Unlocking SSH keys using pass


I use pass as my password manager. It stores passwords and other secrets as GPG-encrypted files in a Git repository. I host that repo on GitHub and have clones of it on my work and personal computers. I store nearly all of my personal passwords in pass, including passwords for my GitHub SSH keys. I’ve gone through three ways of unlocking these SSH keys.

I started by running pass -c SSH/Ubuntu to copy my SSH key’s password to the keyboard, running a Git command like git push, then pasting my password into the prompt. I wasn’t satisfied with how much typing this process required. Plus, sometimes I’d forget to copy the password to my clipboard before running the Git command. I’d have to Ctrl+C that command and rerun it after copying the password. Even though I used ssh-agent and wasn’t unlocking my SSH key that often, I decided to automate this process.

My second method used a script I called sshpass. Here it is in its entirety:

#!/usr/bin/expect -f
set password [exec pass SSH/Ubuntu]

spawn ssh-add
expect "passphrase"
send -- "$password\r"

This is an expect script. According to its man page, expect is “a program that ‘talks’ to other interactive programs according to a script”. In this case, the script instructs expect to store the output of pass SSH/Ubuntu in the variable password, then run ssh-add, wait for it to prompt for a password, and write the password to ssh-add’s stdin. For reasons I don’t totally understand, the interact command, which attaches the terminal’s standard streams to ssh-add’s, is necessary to let ssh-add finish running.

Now, all I had to do was run sshpass before running a Git command, but I’d still sometimes forget to run sshpass. Finally, this week, I came across a third solution that addresses this issue on Linux, mainly based on this blog post.

First, I added AddKeysToAgent yes to my SSH configuration at ~/.ssh/config. This causes ssh to add keys to ssh-agent when they’re unlocked. This is important because we’ll no longer be explicitly calling ssh-add.
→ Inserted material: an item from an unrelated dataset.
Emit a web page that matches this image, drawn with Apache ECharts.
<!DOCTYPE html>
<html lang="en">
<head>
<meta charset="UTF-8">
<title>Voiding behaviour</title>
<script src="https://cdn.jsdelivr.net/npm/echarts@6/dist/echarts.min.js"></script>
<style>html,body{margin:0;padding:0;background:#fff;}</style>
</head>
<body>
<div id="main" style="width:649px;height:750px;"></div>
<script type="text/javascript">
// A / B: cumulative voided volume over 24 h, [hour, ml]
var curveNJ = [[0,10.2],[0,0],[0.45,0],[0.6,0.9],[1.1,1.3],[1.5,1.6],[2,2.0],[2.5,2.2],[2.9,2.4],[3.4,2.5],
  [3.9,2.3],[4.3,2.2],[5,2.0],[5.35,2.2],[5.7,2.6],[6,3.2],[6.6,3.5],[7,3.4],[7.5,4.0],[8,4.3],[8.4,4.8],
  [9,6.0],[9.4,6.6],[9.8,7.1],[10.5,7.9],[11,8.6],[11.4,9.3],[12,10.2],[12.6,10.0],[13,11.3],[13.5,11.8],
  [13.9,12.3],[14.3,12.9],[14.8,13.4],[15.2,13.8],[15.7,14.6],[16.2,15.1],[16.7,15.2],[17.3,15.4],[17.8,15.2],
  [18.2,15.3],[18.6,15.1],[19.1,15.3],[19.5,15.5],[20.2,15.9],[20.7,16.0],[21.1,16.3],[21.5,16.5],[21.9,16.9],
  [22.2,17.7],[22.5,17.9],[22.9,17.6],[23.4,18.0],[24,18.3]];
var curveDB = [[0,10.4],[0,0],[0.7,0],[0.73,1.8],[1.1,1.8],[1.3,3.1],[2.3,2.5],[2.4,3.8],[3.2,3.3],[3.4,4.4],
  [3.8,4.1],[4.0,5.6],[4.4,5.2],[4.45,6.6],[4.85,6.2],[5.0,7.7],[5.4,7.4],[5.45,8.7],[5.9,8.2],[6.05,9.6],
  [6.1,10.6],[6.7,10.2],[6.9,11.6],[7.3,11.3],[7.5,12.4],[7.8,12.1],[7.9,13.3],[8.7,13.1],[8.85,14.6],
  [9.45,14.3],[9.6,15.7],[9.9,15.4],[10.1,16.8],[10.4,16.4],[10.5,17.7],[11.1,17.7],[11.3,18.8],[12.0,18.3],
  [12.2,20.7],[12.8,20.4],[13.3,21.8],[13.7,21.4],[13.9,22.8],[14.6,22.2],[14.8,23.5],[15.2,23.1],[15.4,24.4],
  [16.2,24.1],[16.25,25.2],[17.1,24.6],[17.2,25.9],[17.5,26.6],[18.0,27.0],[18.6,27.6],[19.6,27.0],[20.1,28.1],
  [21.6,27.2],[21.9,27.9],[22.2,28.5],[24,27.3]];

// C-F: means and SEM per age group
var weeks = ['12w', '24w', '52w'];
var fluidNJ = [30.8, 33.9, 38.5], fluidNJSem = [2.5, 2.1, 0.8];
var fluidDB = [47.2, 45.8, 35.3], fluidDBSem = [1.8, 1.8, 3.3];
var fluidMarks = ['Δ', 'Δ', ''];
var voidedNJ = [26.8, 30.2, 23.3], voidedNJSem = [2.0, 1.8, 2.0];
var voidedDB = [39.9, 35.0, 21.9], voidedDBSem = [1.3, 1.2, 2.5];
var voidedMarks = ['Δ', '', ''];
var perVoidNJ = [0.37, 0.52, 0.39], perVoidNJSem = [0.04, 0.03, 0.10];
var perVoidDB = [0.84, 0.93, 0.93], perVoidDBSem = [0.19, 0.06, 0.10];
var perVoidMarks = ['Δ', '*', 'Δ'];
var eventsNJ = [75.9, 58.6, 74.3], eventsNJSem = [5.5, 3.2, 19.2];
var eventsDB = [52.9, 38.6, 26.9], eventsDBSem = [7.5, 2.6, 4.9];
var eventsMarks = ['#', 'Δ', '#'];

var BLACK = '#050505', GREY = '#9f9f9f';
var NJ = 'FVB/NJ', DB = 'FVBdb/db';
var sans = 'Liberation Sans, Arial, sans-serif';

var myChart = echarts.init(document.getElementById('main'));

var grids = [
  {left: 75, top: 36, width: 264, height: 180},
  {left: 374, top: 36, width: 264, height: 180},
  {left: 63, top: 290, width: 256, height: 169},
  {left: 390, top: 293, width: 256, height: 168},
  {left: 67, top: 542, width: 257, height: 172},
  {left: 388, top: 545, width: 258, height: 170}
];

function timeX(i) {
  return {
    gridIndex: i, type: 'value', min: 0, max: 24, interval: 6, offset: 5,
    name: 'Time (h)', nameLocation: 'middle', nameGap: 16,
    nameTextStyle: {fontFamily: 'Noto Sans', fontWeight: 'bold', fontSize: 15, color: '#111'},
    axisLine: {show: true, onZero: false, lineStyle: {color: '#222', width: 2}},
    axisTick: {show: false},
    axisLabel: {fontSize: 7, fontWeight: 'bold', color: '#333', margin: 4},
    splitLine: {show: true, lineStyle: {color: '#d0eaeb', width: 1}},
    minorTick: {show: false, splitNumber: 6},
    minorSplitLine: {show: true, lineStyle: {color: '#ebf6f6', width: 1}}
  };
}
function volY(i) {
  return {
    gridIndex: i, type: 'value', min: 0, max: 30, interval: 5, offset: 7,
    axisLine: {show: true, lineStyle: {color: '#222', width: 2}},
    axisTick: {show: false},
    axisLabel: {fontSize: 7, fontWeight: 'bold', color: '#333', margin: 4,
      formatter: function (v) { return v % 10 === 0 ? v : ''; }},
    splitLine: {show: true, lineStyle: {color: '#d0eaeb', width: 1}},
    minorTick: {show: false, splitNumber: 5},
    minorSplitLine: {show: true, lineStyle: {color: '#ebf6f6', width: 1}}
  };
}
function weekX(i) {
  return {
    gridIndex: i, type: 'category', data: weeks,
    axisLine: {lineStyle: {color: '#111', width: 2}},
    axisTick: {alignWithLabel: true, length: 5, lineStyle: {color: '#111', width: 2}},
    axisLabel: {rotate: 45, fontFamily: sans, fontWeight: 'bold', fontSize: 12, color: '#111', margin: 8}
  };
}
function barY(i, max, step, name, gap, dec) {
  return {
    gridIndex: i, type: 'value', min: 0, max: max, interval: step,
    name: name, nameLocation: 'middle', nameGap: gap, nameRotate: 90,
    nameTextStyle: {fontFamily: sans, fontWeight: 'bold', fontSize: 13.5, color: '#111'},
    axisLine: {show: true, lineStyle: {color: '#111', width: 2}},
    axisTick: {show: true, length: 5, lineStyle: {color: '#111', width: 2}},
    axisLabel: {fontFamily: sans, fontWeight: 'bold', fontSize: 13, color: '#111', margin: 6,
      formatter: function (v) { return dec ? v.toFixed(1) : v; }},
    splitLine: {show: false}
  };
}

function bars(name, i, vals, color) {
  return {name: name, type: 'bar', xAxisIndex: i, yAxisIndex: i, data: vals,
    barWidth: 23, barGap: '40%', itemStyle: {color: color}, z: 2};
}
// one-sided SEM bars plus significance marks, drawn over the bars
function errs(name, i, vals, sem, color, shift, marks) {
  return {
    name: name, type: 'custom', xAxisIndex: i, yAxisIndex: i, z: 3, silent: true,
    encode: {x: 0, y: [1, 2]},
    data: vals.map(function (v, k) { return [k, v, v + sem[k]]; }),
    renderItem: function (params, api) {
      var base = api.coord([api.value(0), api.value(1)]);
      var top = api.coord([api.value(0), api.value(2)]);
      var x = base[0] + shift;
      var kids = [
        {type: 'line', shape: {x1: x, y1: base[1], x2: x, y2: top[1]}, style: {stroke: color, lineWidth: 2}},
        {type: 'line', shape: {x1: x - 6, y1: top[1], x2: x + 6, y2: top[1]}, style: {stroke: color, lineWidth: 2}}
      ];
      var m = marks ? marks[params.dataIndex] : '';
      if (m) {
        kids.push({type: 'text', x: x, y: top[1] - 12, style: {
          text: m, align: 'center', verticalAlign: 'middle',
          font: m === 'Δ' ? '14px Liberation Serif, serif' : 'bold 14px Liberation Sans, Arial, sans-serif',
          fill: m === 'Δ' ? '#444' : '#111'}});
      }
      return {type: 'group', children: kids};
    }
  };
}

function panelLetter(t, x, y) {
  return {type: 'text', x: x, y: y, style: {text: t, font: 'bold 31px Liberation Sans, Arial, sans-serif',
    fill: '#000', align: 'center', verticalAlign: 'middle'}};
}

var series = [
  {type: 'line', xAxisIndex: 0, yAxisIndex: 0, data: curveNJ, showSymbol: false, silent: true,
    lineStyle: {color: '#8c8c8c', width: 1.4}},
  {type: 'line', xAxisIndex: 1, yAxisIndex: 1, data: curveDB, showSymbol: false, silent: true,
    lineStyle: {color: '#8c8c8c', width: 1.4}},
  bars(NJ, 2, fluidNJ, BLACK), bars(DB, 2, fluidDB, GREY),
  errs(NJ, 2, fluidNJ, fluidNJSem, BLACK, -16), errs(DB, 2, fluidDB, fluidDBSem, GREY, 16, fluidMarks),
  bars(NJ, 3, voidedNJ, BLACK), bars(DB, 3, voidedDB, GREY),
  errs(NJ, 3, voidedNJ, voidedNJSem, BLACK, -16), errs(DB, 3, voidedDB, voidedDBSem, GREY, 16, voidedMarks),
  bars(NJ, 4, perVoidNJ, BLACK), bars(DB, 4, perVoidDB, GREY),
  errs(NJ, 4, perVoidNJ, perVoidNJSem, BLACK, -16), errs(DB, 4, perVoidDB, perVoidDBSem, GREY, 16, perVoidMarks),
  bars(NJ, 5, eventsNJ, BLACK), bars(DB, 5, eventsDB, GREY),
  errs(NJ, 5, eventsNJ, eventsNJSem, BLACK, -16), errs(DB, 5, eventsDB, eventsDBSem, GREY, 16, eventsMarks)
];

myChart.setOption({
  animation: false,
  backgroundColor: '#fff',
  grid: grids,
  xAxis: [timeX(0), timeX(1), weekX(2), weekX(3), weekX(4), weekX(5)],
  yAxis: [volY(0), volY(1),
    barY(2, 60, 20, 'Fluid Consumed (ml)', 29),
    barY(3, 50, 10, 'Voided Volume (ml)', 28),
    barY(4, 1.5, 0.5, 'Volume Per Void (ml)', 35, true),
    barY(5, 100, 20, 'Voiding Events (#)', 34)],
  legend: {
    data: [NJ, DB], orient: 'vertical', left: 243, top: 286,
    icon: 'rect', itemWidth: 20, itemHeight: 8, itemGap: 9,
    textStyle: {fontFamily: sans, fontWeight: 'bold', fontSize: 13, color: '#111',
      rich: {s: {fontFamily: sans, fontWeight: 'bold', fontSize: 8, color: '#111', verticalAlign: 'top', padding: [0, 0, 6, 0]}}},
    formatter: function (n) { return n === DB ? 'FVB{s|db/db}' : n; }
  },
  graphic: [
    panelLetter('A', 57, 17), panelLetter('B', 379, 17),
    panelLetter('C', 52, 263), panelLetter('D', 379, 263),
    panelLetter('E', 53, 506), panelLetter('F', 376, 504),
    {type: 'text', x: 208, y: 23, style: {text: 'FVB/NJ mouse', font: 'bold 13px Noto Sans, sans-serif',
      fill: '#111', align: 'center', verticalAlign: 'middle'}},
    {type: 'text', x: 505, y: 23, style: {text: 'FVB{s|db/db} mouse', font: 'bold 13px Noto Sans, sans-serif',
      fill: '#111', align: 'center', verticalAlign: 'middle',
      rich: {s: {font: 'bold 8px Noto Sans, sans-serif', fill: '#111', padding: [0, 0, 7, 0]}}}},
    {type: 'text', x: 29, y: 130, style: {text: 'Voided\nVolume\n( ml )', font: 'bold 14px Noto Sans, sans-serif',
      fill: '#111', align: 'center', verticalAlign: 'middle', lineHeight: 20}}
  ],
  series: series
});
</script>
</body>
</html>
Then, I added the following to my .zshrc:

eval $(ssh-agent) > /dev/null
export SSH_ASKPASS=~/ssh-pass-passphrase.bash
alias ssh="setsid -w ssh"
alias git="setsid -w git"

This starts an instance of ssh-agent, then sets the SSH_ASKPASS environment variable. If this variable is set, when ssh needs a password to unlock an SSH key, it runs the script pointed at by the variable and uses the output as the password. Note that this only works if ssh isn’t run in a terminal. That’s the purpose of the aliases for ssh and git: setsid runs these programs in a new shell session that isn’t associated with the terminal in which I’m running ssh or git. The -w flag causes setsid to wait until ssh or git exits before exiting.

~/ssh-pass-passphrase.bash is a script that writes my SSH key’s password to stdout:

pass SSH/Ubuntu

Now, I can run Git commands without worrying if my SSH key is unlocked beforehand. If it isn’t, ssh automatically calls pass to get my SSH key’s password and unlocks the key before Git runs the command.

So far, this setup only works on Ubuntu on my personal computer. My next step is to get it working on Mac OS, so I can use it on my work computer too. After that, I’d like to look into ways to avoid spawning an instance of ssh-agent in every terminal I run this command in.